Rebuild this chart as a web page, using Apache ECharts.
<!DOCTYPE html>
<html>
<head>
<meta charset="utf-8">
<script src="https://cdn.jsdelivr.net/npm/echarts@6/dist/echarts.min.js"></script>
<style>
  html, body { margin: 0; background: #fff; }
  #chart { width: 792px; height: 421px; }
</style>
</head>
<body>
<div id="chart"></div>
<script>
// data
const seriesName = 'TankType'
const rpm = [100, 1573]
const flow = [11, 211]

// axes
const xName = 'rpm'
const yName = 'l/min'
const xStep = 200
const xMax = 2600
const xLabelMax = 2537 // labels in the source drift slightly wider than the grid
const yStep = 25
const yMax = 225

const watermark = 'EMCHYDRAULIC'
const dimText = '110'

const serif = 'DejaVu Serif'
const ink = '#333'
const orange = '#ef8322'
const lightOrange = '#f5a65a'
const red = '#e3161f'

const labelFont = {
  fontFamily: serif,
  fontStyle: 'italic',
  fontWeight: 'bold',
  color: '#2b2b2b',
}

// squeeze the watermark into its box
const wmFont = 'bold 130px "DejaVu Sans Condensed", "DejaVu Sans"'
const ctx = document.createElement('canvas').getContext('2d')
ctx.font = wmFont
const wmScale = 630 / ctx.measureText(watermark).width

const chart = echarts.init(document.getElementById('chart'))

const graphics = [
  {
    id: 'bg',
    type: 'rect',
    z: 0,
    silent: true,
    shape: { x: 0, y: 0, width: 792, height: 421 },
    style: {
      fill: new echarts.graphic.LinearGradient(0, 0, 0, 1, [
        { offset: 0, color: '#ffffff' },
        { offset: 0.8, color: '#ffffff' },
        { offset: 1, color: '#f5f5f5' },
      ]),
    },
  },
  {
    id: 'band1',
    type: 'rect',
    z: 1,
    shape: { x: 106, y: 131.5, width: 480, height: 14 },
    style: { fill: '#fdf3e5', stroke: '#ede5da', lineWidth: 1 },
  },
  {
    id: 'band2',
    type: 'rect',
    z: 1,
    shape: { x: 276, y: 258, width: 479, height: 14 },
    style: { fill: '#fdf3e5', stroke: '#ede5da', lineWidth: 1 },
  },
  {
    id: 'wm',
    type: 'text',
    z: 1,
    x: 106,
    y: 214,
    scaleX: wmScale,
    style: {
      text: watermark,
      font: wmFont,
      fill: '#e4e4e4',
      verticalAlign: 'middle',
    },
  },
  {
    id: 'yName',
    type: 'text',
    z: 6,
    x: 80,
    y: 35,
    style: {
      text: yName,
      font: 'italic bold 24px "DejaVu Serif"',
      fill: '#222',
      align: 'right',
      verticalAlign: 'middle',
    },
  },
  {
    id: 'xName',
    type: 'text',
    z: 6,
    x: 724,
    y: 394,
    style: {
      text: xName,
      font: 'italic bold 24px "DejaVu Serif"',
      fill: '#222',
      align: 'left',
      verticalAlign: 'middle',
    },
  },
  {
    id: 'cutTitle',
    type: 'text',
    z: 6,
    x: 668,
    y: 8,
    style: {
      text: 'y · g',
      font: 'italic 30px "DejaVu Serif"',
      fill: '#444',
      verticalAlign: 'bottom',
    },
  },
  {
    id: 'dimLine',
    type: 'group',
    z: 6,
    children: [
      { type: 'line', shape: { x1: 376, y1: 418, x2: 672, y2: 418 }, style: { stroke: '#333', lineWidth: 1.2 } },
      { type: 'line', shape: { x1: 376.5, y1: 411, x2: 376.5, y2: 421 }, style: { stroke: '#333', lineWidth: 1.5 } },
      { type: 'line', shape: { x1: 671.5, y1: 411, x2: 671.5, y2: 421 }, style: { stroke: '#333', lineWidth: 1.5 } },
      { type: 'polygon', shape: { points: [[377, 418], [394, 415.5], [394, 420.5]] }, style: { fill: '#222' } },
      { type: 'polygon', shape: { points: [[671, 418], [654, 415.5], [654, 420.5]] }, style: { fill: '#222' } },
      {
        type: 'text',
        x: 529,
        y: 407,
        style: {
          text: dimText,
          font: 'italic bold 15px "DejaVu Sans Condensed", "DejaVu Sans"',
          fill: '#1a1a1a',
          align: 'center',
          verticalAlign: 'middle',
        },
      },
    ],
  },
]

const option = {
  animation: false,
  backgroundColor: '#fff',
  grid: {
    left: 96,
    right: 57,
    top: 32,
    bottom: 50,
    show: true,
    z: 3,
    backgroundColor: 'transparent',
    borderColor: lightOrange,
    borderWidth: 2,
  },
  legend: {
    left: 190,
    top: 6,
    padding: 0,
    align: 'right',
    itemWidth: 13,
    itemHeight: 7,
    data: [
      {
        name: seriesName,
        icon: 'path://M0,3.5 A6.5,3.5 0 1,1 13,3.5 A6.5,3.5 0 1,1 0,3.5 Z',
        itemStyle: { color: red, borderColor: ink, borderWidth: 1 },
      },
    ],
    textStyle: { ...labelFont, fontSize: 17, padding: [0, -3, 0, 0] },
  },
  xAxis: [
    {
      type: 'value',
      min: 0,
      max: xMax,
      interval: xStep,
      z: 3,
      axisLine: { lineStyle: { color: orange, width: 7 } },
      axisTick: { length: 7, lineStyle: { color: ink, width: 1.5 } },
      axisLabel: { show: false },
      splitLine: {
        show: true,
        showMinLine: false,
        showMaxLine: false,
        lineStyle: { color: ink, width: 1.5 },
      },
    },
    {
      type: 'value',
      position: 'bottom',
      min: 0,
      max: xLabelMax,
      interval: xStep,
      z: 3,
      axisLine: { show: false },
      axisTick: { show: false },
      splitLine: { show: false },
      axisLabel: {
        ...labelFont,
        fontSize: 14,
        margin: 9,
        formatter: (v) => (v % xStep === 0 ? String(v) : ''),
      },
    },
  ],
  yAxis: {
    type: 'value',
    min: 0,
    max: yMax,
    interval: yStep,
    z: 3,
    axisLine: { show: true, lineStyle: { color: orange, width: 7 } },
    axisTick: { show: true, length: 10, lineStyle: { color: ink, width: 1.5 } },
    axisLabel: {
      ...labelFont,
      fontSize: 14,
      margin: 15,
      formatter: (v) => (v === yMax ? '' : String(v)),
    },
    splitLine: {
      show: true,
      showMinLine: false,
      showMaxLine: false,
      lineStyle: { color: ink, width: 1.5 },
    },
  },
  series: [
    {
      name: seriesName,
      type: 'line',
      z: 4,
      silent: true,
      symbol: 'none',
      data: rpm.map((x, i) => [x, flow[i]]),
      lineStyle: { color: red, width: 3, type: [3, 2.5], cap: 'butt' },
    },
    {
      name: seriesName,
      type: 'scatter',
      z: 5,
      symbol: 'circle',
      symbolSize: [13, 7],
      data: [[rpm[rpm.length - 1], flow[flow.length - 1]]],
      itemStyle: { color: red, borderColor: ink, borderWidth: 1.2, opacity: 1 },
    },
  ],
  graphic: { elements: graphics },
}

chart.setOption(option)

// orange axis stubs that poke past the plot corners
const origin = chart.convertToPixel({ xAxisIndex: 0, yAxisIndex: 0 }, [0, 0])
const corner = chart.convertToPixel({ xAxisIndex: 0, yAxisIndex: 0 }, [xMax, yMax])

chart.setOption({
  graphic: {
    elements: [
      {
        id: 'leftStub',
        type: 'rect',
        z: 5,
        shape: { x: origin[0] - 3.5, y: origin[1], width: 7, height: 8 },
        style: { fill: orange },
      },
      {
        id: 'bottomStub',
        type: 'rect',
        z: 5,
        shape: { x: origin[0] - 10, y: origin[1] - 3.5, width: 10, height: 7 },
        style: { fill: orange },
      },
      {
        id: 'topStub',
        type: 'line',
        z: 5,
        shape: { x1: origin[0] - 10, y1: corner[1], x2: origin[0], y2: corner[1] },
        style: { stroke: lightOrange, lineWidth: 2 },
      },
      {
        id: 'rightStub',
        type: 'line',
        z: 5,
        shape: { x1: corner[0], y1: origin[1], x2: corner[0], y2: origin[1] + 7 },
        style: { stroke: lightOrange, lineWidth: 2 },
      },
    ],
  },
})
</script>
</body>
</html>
******************************
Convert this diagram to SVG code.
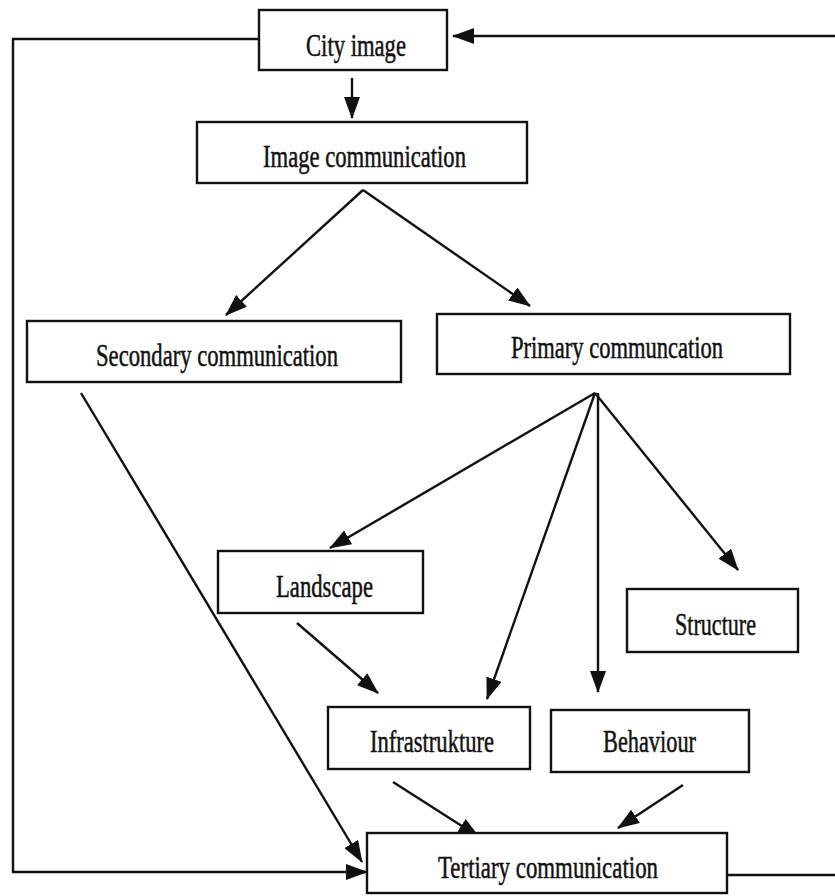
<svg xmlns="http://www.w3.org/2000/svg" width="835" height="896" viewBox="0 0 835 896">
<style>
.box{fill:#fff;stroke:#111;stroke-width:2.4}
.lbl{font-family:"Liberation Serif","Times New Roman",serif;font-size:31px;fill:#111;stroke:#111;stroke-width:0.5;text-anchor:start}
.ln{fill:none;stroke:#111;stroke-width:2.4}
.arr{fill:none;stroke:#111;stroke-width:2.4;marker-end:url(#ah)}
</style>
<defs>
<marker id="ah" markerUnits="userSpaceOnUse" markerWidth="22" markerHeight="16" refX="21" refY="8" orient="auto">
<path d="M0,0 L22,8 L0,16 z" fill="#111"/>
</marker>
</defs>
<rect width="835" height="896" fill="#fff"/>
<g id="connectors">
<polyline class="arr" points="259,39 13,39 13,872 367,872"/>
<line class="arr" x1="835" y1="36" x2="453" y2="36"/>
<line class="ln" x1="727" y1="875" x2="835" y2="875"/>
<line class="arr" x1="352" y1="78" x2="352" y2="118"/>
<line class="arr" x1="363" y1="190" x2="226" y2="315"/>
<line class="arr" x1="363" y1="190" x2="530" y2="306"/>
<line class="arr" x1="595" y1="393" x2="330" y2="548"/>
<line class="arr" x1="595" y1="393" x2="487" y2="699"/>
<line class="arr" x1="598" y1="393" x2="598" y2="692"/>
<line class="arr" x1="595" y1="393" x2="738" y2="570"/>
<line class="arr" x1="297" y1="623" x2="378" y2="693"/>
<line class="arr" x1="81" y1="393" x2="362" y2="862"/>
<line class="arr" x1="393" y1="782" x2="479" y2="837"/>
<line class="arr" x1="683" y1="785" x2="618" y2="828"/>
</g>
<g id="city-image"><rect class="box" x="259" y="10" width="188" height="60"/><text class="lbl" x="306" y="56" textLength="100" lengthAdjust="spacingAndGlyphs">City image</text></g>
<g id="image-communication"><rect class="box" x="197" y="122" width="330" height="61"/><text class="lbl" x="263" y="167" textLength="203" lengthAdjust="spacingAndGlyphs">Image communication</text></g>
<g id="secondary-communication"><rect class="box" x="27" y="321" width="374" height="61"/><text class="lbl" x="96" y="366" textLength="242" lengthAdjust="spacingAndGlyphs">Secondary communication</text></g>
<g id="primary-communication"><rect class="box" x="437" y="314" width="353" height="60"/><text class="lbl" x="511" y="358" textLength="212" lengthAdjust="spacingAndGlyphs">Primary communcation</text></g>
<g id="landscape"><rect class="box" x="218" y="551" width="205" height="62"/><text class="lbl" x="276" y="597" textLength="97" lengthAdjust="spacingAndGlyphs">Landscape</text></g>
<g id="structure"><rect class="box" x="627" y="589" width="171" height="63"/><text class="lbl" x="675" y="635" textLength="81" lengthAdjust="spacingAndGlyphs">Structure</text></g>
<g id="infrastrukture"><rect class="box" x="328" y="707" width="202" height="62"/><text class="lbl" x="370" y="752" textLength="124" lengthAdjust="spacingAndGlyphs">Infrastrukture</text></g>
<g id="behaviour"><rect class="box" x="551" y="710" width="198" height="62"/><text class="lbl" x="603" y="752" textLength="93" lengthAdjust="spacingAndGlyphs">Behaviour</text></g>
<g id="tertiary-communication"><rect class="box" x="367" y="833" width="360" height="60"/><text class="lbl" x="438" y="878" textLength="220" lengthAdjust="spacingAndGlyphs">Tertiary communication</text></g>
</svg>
******************************
▶ **WHAT IS EXPECTED**
Quote word for word every line from the one that has "Rebuild this chart" through the one that has "const chart = echarts.init(document.getElementById('chart'))".

▶ **COMPLETED TASK**
Rebuild this chart as a web page, using Apache ECharts.
<!DOCTYPE html>
<html>
<head>
<meta charset="utf-8">
<script src="https://cdn.jsdelivr.net/npm/echarts@6/dist/echarts.min.js"></script>
<style>
  html, body { margin: 0; background: #fff; }
  #chart { width: 792px; height: 421px; }
</style>
</head>
<body>
<div id="chart"></div>
<script>
// data
const seriesName = 'TankType'
const rpm = [100, 1573]
const flow = [11, 211]

// axes
const xName = 'rpm'
const yName = 'l/min'
const xStep = 200
const xMax = 2600
const xLabelMax = 2537 // labels in the source drift slightly wider than the grid
const yStep = 25
const yMax = 225

const watermark = 'EMCHYDRAULIC'
const dimText = '110'

const serif = 'DejaVu Serif'
const ink = '#333'
const orange = '#ef8322'
const lightOrange = '#f5a65a'
const red = '#e3161f'

const labelFont = {
  fontFamily: serif,
  fontStyle: 'italic',
  fontWeight: 'bold',
  color: '#2b2b2b',
}

// squeeze the watermark into its box
const wmFont = 'bold 130px "DejaVu Sans Condensed", "DejaVu Sans"'
const ctx = document.createElement('canvas').getContext('2d')
ctx.font = wmFont
const wmScale = 630 / ctx.measureText(watermark).width

const chart = echarts.init(document.getElementById('chart'))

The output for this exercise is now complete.